What to work on
Search the listing below for the string "code" and copy every line where it occurs.

[Start of Materials provided]

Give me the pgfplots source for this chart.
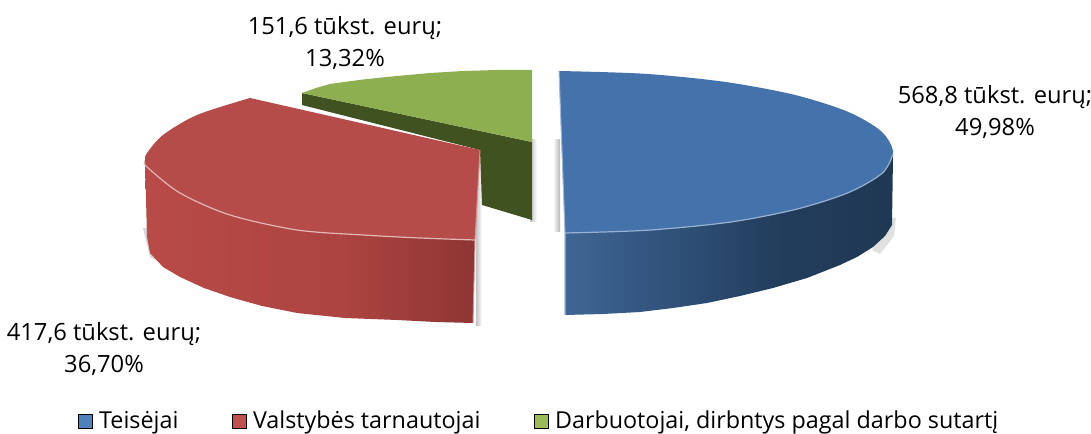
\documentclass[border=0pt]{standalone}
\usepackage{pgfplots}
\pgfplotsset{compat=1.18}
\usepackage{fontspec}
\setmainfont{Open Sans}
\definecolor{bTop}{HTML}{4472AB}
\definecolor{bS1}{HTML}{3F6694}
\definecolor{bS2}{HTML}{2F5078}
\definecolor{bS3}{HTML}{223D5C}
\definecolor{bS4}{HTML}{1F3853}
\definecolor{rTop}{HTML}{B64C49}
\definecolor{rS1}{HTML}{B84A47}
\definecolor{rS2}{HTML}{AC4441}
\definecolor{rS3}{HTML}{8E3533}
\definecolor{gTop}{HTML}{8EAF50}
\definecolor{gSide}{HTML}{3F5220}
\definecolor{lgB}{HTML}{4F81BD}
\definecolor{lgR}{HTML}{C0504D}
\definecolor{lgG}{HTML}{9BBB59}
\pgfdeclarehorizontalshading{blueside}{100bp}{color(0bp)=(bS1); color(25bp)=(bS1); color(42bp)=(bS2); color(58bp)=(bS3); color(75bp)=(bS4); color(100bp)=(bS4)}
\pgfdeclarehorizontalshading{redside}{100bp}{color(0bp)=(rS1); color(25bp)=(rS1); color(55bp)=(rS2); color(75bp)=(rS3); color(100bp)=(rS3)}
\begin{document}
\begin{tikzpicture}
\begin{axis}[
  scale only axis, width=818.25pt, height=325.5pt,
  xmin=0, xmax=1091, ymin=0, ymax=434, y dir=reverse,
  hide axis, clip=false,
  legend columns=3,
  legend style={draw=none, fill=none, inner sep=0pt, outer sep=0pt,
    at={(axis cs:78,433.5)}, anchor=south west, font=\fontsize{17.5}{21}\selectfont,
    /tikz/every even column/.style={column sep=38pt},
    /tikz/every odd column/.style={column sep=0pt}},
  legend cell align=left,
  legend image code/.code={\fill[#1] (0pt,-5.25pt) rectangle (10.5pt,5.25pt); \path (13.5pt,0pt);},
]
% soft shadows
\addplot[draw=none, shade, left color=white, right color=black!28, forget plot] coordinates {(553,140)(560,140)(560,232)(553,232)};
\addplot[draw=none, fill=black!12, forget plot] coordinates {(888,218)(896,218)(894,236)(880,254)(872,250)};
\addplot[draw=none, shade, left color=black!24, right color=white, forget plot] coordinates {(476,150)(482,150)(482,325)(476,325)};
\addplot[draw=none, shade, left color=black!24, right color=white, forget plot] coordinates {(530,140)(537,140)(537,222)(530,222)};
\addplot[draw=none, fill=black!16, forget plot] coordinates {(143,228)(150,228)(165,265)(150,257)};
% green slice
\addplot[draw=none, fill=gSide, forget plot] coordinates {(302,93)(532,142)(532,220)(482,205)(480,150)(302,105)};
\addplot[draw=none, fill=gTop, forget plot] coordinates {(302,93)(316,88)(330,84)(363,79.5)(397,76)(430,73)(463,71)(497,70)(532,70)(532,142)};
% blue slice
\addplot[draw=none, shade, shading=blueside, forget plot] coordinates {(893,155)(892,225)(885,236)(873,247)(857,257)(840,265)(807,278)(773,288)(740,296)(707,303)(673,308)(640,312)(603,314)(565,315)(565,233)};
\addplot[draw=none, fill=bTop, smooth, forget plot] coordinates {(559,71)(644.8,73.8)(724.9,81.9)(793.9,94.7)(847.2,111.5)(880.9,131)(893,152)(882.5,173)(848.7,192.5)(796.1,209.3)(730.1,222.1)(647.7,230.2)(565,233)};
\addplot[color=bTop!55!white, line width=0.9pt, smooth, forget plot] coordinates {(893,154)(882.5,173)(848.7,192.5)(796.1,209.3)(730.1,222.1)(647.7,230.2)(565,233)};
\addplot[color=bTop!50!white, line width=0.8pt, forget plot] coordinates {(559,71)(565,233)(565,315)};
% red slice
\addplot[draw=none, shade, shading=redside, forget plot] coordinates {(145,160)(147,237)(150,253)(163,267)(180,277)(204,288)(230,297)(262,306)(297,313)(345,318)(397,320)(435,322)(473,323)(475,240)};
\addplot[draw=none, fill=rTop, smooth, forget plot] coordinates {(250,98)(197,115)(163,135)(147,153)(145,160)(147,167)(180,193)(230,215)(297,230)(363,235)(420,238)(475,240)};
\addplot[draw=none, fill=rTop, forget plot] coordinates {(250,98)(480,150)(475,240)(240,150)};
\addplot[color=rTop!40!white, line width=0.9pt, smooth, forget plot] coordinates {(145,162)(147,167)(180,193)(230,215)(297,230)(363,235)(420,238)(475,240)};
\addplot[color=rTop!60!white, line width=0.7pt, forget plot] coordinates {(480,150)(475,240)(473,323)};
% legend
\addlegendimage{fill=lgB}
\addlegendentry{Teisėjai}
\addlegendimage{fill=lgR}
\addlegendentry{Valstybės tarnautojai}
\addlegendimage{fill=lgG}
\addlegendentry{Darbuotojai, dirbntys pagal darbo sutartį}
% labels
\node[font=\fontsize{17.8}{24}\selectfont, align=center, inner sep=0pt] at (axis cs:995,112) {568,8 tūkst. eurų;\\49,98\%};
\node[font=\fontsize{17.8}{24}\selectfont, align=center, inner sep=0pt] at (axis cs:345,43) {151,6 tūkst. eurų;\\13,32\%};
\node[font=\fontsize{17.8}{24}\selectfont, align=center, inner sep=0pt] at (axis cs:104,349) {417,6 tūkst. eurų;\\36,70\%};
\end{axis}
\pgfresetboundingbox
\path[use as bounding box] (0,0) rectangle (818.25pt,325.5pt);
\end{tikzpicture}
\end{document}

[End of Materials provided]
[Start of Materials provided]

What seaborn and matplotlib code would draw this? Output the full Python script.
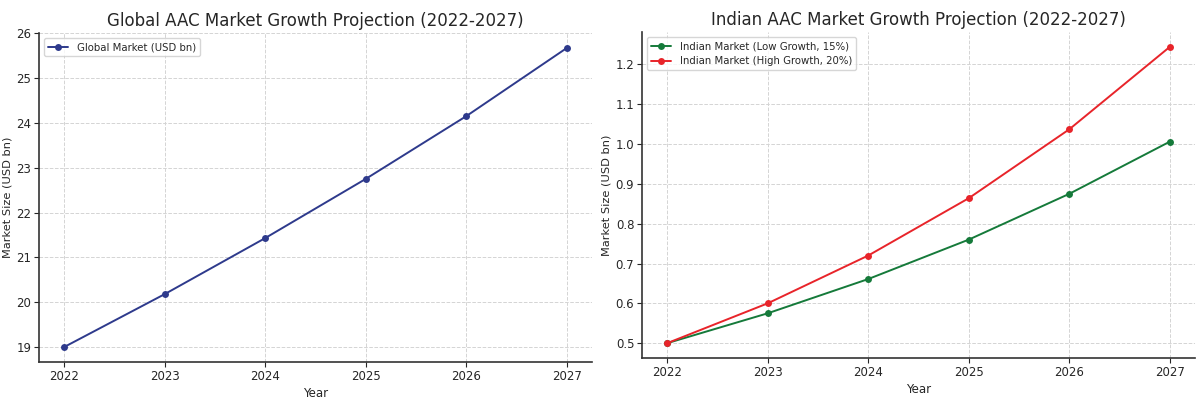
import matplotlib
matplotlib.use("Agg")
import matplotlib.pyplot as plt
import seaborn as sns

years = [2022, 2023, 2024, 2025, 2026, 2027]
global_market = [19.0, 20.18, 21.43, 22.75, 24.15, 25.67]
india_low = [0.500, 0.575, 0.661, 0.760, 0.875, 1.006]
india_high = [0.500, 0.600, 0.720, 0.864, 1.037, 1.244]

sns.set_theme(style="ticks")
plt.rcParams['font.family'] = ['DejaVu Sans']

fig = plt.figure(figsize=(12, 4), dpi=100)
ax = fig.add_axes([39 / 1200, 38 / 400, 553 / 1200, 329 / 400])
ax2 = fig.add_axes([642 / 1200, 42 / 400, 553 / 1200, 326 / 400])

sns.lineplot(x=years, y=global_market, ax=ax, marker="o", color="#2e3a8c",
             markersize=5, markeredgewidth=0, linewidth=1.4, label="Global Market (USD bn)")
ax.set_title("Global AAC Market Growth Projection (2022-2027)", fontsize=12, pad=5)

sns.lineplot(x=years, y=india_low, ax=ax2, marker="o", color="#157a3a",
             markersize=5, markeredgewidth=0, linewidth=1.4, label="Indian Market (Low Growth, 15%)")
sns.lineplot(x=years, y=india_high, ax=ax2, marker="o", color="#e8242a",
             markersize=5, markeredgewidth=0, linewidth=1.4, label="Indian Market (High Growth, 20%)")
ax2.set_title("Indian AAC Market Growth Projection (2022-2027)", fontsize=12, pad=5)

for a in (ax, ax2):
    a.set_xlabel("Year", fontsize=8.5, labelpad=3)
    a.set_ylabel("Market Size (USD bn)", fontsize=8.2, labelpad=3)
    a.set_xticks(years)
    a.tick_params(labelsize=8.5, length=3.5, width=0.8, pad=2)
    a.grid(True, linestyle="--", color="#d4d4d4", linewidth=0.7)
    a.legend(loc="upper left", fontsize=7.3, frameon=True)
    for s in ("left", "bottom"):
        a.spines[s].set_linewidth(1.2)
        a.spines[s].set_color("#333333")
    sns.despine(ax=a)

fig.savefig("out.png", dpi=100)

[End of Materials provided]

Task answer
  legend image code/.code={\fill[#1] (0pt,-5.25pt) rectangle (10.5pt,5.25pt); \path (13.5pt,0pt);},
What seaborn and matplotlib code would draw this? Output the full Python script.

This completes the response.